With enrollment facing a cliff, higher-ed needs to get creative
Why enrollment is facing a cliff:
There’s an elephant in the enrollment offices of higher-ed institutions across America: an impending enrollment cliff. In a few years, the amount of high school graduates is going to drop dramatically. This isn’t because of poor performance of students or schools, it’s an actual decline in the amount of students as a whole. You see, this group of kids was born around the great recession of 2008. With financial hardships affecting young professionals and families the most, a dramatic drop in births followed. Now those kids are in or are about to enter high school and many schools need a strategic game plan to stay afloat.
Implications for small and liberal arts colleges:
The impact of the enrollment cliff is most likely to affect smaller, more liberal art-focused campuses for a few reasons. First, they are already feeling the strain of enrollment issues as students opt for less expensive public schools or alternatives to a four-year degree. There’s also the real-world impact of what a liberal arts degree gets you for the amount of money you put into attending the school, as many students see how their parents and friends are struggling to pay off financial aid from their time at university. This is leading to schools having to merge like Cabrini and Villanova recently announced or close their doors outright.

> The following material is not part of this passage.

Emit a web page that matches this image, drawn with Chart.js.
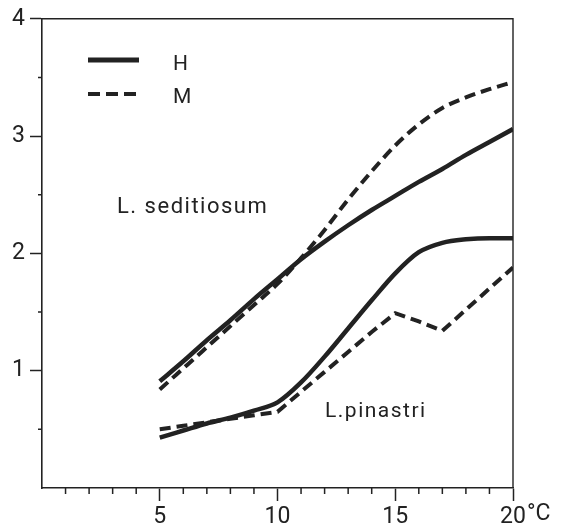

Implications for larger colleges and universities:
With shrinking options available for applicable students, competition to get into larger state schools and elite universities will increase. This is both a good and bad problem for state schools to have. Their mission is to help educate their state’s population, but who can deny a stronger student from out of state willing to pay more to attend the university? This will have wide implications as these schools become more exclusive and inevitably raise their admissions standards, prioritizing students with means over merit. Despite healthy enrollment numbers, larger schools are still facing financial hardship. Miami of Ohio, with nearly 20,000 students, recently told staffers they need to cut or merge programs in order to stay afloat.
Tactics to reach new students in creative ways:
While it won’t solve every problem these schools will face, curating immersive experiences for prospective students will go a long way in drawing attention to your school. Let’s take a look at how we solved problems for both small and large colleges.

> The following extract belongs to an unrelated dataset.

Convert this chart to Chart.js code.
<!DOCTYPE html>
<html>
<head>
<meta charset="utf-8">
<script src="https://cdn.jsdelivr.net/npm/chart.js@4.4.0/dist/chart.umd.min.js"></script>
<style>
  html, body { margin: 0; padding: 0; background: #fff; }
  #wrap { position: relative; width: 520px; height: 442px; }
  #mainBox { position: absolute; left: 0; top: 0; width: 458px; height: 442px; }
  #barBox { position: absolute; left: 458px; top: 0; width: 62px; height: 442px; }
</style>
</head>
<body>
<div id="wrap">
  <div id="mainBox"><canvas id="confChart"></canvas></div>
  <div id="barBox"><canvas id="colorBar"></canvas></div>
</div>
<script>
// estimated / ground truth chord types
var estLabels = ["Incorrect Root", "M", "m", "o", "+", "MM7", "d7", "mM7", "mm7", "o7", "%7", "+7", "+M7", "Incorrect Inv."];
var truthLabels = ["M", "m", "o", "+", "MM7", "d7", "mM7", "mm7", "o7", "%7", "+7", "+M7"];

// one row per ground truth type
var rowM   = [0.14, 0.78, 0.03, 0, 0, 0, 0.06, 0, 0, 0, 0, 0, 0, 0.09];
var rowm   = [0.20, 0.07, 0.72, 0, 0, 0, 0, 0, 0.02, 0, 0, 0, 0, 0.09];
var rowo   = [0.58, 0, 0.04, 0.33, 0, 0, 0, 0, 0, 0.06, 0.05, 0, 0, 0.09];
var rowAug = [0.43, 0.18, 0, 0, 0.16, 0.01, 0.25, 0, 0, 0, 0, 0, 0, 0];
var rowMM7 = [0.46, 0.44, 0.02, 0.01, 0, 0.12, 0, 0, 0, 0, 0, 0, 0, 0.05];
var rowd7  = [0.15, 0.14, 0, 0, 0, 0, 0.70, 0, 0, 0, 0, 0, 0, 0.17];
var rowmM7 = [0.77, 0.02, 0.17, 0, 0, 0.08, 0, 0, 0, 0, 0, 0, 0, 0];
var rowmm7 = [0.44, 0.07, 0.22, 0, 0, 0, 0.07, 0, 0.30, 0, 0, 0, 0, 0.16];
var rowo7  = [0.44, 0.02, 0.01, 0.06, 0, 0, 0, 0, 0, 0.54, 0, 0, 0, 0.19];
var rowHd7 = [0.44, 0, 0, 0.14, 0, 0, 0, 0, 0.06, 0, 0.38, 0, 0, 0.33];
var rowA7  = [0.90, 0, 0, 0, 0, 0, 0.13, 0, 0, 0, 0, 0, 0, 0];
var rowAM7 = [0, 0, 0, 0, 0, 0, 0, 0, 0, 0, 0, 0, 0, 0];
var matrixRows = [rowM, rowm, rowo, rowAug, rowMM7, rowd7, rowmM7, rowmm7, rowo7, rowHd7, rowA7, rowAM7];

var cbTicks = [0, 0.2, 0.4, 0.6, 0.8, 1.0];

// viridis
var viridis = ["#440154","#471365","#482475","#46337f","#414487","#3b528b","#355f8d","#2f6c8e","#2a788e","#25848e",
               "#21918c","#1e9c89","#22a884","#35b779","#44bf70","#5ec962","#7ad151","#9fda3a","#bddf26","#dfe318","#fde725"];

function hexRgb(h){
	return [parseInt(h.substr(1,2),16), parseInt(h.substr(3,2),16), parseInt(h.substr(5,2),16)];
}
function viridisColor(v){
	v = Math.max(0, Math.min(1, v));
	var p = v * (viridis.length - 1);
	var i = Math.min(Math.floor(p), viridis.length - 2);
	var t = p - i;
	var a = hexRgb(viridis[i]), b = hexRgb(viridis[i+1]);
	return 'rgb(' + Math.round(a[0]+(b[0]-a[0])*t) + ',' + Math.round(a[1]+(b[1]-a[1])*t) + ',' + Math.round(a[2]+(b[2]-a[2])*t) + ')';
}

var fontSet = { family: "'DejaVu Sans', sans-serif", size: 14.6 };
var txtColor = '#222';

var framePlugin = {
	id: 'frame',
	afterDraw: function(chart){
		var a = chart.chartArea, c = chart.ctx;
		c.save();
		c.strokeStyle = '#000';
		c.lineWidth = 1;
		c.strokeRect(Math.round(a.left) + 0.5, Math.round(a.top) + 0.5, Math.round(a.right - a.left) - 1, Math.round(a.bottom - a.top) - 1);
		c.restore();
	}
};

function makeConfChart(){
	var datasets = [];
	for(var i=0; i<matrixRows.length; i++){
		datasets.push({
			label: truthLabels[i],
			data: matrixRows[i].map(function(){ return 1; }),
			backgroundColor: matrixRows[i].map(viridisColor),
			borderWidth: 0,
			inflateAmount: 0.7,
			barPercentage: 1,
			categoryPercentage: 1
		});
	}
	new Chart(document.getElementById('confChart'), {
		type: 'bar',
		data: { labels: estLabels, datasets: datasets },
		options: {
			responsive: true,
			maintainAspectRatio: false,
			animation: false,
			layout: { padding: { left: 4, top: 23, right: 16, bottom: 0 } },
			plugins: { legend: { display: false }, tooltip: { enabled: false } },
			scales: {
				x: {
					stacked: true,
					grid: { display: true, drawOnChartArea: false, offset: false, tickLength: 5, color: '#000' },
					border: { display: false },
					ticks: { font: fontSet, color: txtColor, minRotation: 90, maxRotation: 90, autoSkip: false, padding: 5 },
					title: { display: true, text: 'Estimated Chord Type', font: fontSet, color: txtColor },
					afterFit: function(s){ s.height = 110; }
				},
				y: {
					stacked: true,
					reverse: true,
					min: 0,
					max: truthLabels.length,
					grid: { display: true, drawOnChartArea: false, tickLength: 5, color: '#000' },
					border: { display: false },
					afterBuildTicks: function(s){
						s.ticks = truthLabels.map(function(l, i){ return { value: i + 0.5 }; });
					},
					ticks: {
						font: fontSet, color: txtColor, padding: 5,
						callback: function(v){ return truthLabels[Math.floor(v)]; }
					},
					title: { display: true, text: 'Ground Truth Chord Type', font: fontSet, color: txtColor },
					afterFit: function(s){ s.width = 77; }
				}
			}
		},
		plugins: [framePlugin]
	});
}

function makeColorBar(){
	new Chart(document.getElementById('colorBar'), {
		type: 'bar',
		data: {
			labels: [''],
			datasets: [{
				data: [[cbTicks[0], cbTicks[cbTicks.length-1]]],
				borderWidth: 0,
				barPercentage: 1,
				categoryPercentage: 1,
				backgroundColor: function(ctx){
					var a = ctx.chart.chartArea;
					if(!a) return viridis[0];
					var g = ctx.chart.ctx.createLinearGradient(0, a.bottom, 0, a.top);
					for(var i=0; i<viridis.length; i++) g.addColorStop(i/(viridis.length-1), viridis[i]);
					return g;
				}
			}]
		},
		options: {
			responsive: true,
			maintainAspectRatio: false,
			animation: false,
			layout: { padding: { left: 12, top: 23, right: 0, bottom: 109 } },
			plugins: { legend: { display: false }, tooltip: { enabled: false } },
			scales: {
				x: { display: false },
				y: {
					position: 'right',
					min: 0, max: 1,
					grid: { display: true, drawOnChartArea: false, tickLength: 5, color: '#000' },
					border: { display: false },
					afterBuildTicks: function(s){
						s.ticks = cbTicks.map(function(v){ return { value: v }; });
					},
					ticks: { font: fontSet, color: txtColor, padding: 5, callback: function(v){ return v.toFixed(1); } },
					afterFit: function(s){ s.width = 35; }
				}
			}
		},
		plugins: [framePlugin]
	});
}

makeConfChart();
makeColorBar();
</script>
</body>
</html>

The University of Denver was ready to launch its James C. Kennedy Mountain campus, an essential aspect of its strategic initiative, the 4D experience. To get prospective student buy-in, we made enrollment brochures, a unique landing page on the DU website for prospective students and DU community members, and a second film that captured the mountain campus’ limitless potential and distinctive qualities that would bring the 4D Experience to life.